Un spectacle de Sentimental Bourreau, textes de Georges Bataille, Fédor Dostoïevski, Nick Tosches, Stefan Zweig, mise en scène et réalisation du film, Mathieu Bauer, dramaturgie: Irène Bonnau avec les comédiens Chet, Judith Henry, Martin Selze, Georgia Stahl et les musiciens Mathieu Bauer, Lazare Boghossian, Sylvain Cartigny, David Hadjadj.
"Rien ne va plus" est la dernière création de Sentimental Bourreau, collectif d'artistes, acteurs, musiciens, plasticiens, qui se sont rencontrés il y a seize ans avec cette envie commune de questionner l'acte théâtral. Cette fois, ils ont choisi comme matériau, le lieu de tous les possibles, de tous les fantasmes et de tous les égarements : la salle de jeu.
Pour dire la frénésie, le souffle suspendu, les mains animales, Mathieu Bauer, le metteur en scène, est allé puiser dans les mots de Zweig, et pour évoquer les phénomènes économiques de la société, dans ceux de Bataille.
Mais au-delà des mots, c'est un univers qu'il donne à voir, en convoquant différentes formes d'expression artistique qui s'entremêlent de façon harmonieuse. Un univers où les accents à la fois urgents et lancinants de la musique, présente de bout en bout, s'offrent comme une évidence, servis par la présence élégante des quatre musiciens. Un univers mobile, protéiforme, dans lequel évoluent quatre comédiens, tour à tour joueurs et croupiers, fantômes fatigués de rêves déchus. Parmi eux, un metteur en scène qui part jouer sa subvention à Las Vegas parce que "les subventions, c'est comme les dinosaures, bientôt ça n'existera plus".
Parallèle entre jeux d'argent et jeu théâtral. Certes. Mais surtout prétexte à s'interroger sur la notion de plaisir, un plaisir peu à peu transformé en concession par une société mercantile.

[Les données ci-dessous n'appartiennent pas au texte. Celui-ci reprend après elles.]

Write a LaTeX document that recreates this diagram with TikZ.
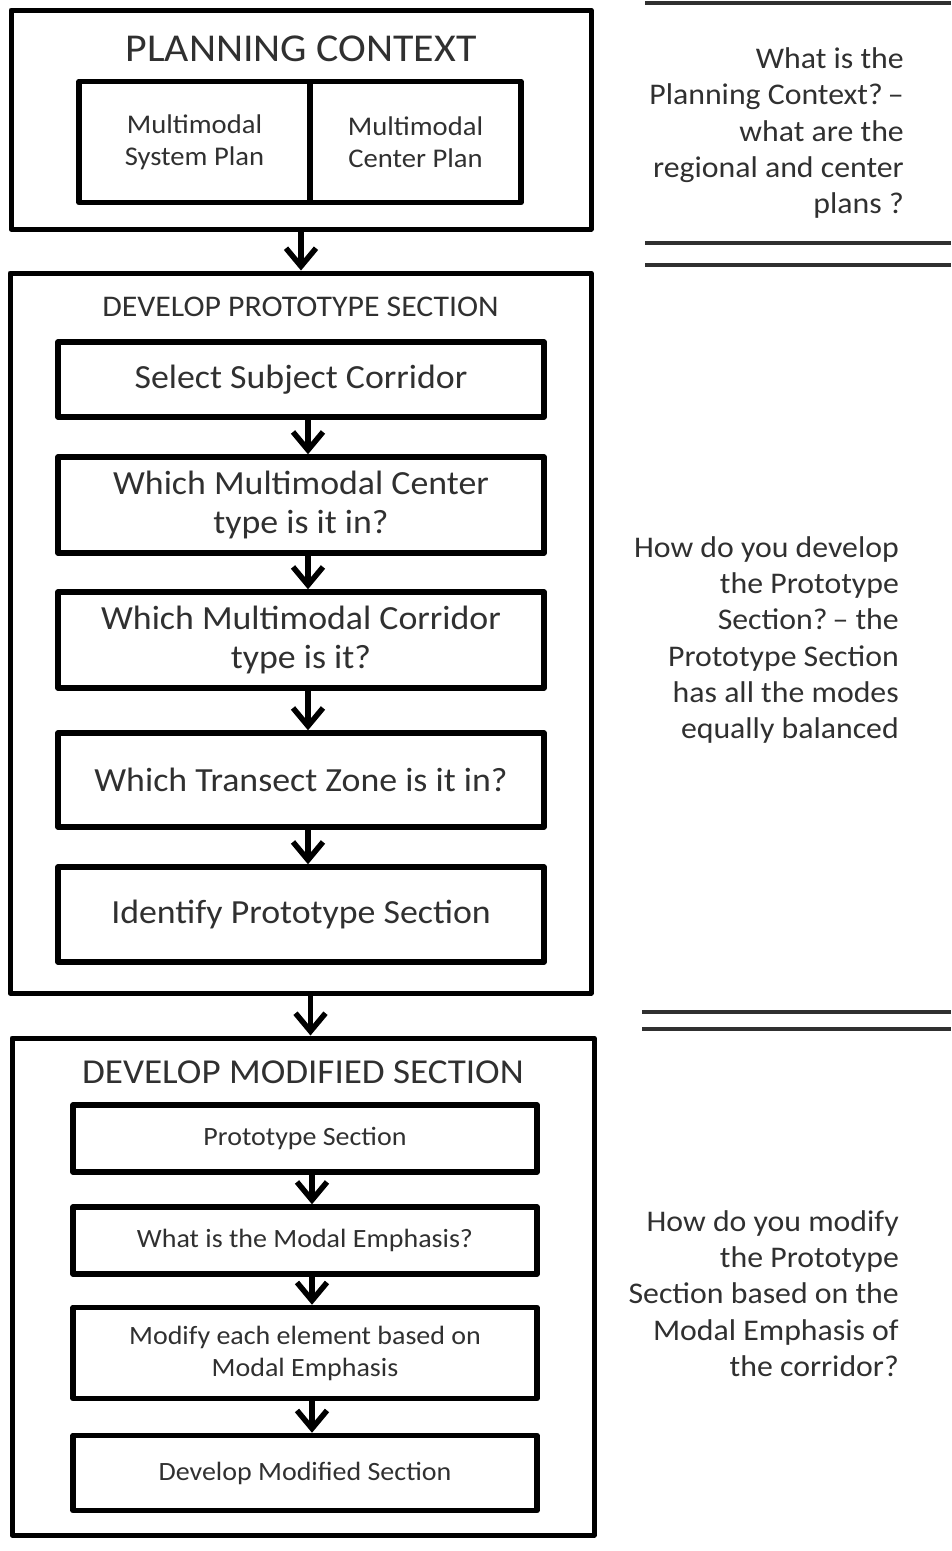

Bien sûr, le metteur en scène va perdre et se perdre ; et les images de ce séjour haletant dans la ville insomniaque, le cliquetis tapageur de ses machines à sous, feront partie intégrante du spectacle. Mais cette fuite en avant n'est-elle pas finalement le moyen de se questionner ? De se perdre pour mieux "se refaire" ?
Questionner les contraires, explorer les possibles. C'est ce que fait Mathieu Bauer dans une mise en scène et une scénographie inventives où il manie les allers-retours entre le jeu en direct et le jeu passé au filtre de la caméra, entre réalité et faux-semblant, passé et présent, ici et ailleurs. Comme si c'était précisément dans ce mouvement, dans cet entre-deux, que pouvait se nicher encore la liberté de créer.
Dans "Rien ne va plus", les lignes courbes des tables de jeu côtoient les angles aigus des écrans de cinéma, et le ruissellement des notes pianistiques ne s'effraie pas des accents pulsatifs de la batterie.
Sentimental Bourreau aime les contraires. Et c'est un pari gagné.